Un campionato
di capriole olimpiche
Se fossi Virginia Raggi, mi incazzerei un po’. Ma come, caro Beppe, mi hai fatto dire di no alle Olimpiadi a Roma ed ora che fai? Sostieni che a Torino si possono fare? Che sono “una buona opportunità per la città”?
La capriola dei 5 Stelle (e di Grillo) sui Giochi olimpici, considerati fino a ieri simboli dello spreco e di cementificazione del territorio, ha del clamoroso. Ma non stupisce. Fa parte della svolta moderata del movimento iniziata con la guida di Luigi Di Maio e che, dopo la vittoria alle elezioni, si è accentuata. Persino il linguaggio dei 5 Stelle è cambiato: adesso usano sempre più spesso il sostantivo “responsabilità” nel cammino che ancora manca per Palazzo Chigi.
E pensare che invece la Raggi, annunciando il “no” del Comune di Roma alla candidatura di Roma per le Olimpiadi del 2024, usò un aggettivo opposto alla “responsabilità”: “E’ da irresponsabili dire di sì”. E giù una serie di slogan sintetizzati nel “no ai Giochi del mattone”. Sostenuti da queste considerazioni: “Ci viene chiesto di assumere altri debiti per i romani e per tutti gli italiani. Noi non ce la sentiamo. Lo sport è parte integrante del nostro programma elettorale, ma non vogliamo che lo sport sia utilizzato come pretesto per ulteriori colate di cemento per la città. Ci ricordiamo bene come sono andati i Mondiali di nuoto 2009. Siamo pieni di impianti inutilizzati che restano lì come gusci vuoti. No alle Olimpiadi del mattone. Assolutamente no. Ci ricordiamo i Mondiali di Italia ’90, abbiamo finito di pagare il mutuo nel 2015. Mentre quello per i Giochi di Torino 2006 è ancora acceso…Io sono sindaco dei romani e la mia valutazione è che queste Olimpiadi non sono sostenibili, portano solo ulteriori debiti, tuttavia siccome vogliamo che lo sport diventi parte integrante della vita dei cittadini di questa città, vogliamo riqualificare i servizi”. Era il settembre 2016. Intransigente sui Giochi, la sindaca grillina, accomodante invece sullo stadio della Roma. A Tor di Valle useranno un altro cemento, evidentemente.

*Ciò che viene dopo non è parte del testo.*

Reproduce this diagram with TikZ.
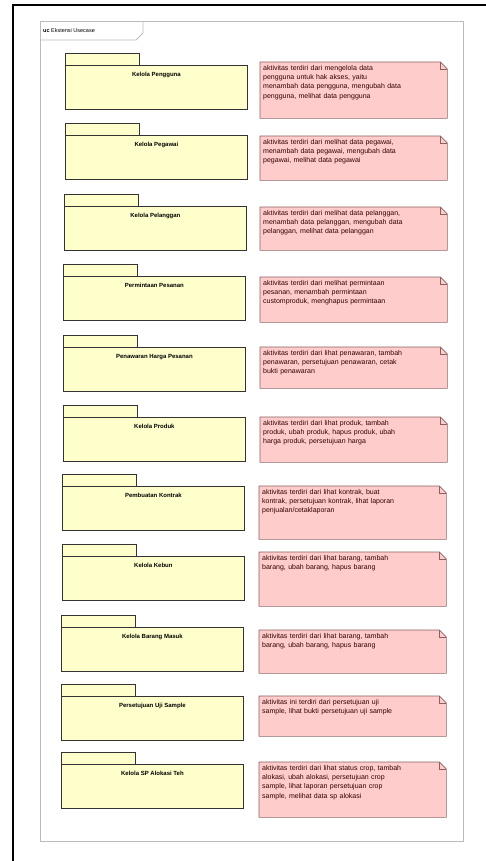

Grillo ha detto ai suoi: non dobbiamo dare l’impressione di essere sempre il partito del “no”. E voilà, “sì” ai Giochi invernali del 2026. Chiara Appendino, sindaca di Torino, di fronte alla spaccatura del movimento e alla defezione di 4 consiglieri comunali che hanno fatto mancare il numero legale in Consiglio bloccando così la discussione sull’argomento, ha spiegato che, certo, le Olimpiadi del 2006 hanno lasciato debiti e strutture inutilizzate, ma che gli interventi per quelle del 2026 saranno “innanzitutto di riqualificazione e recupero dell’esistente” e che questi Giochi futuri andranno fatti “per dimostrare che quello che abbiamo conosciuto non è l’unico modo di gestire un grande evento”. Parole per indorare la pillola verso tutta quella parte del movimento che è stato ed è rimasto contrario a rinnovare quelli che considerano altri sprechi, dalla Tav Torino-Lione alle Olimpiadi.
I dissidenti hanno disertato anche un vertice della maggioranza del Comune di Torino. Alcuni attivisti storici hanno chiesto la loro espulsione. La sindaca Appendino ha fatto sapere che non farà nessun passo indietro: “Non cedo ai ricatti”. Ma i parlamentari 5Stelle stanno cercando una mediazione. La tensione dunque attorno al caso aumenta.
E’ cambiato il vento. Come spesso capita dalle nostre parti. Sul carro del Giochi continuano a salire un po’ tutti dopo i “no” di Monti e poi della Raggi (lo feci anche io quando si cominciò a parlare delle Olimpiadi, in considerazione soprattutto della corruttela della classe dirigente del nostro paese: e sono rimasto della stessa opinione). Il governatore leghista del Veneto, Zaia, vuole i Giochi delle Dolomiti (quelli che rivendica Torino) stringendo un patto con le province autonome di Trento e Bolzano (ma Bolzano ha detto no): “Cemento zero e costo zero. Noi qui abbiamo già tutto”. Il Coni ha in mente per la stessa data di proporre la candidatura di Milano, sfruttando anche gli impianti di Torino 2006.
C’è tanta confusione. Lo ha capito anche quel furbacchione del presidente del Coni che frena: “Improvvisamente è tornata di moda la candidatura alle Olimpiadi. Ma fermiamoci qua. Per qualsiasi discorso eventuale bisogna inequivocabilmente attendere il nuovo esecutivo”. Ammesso che ce ne sia uno.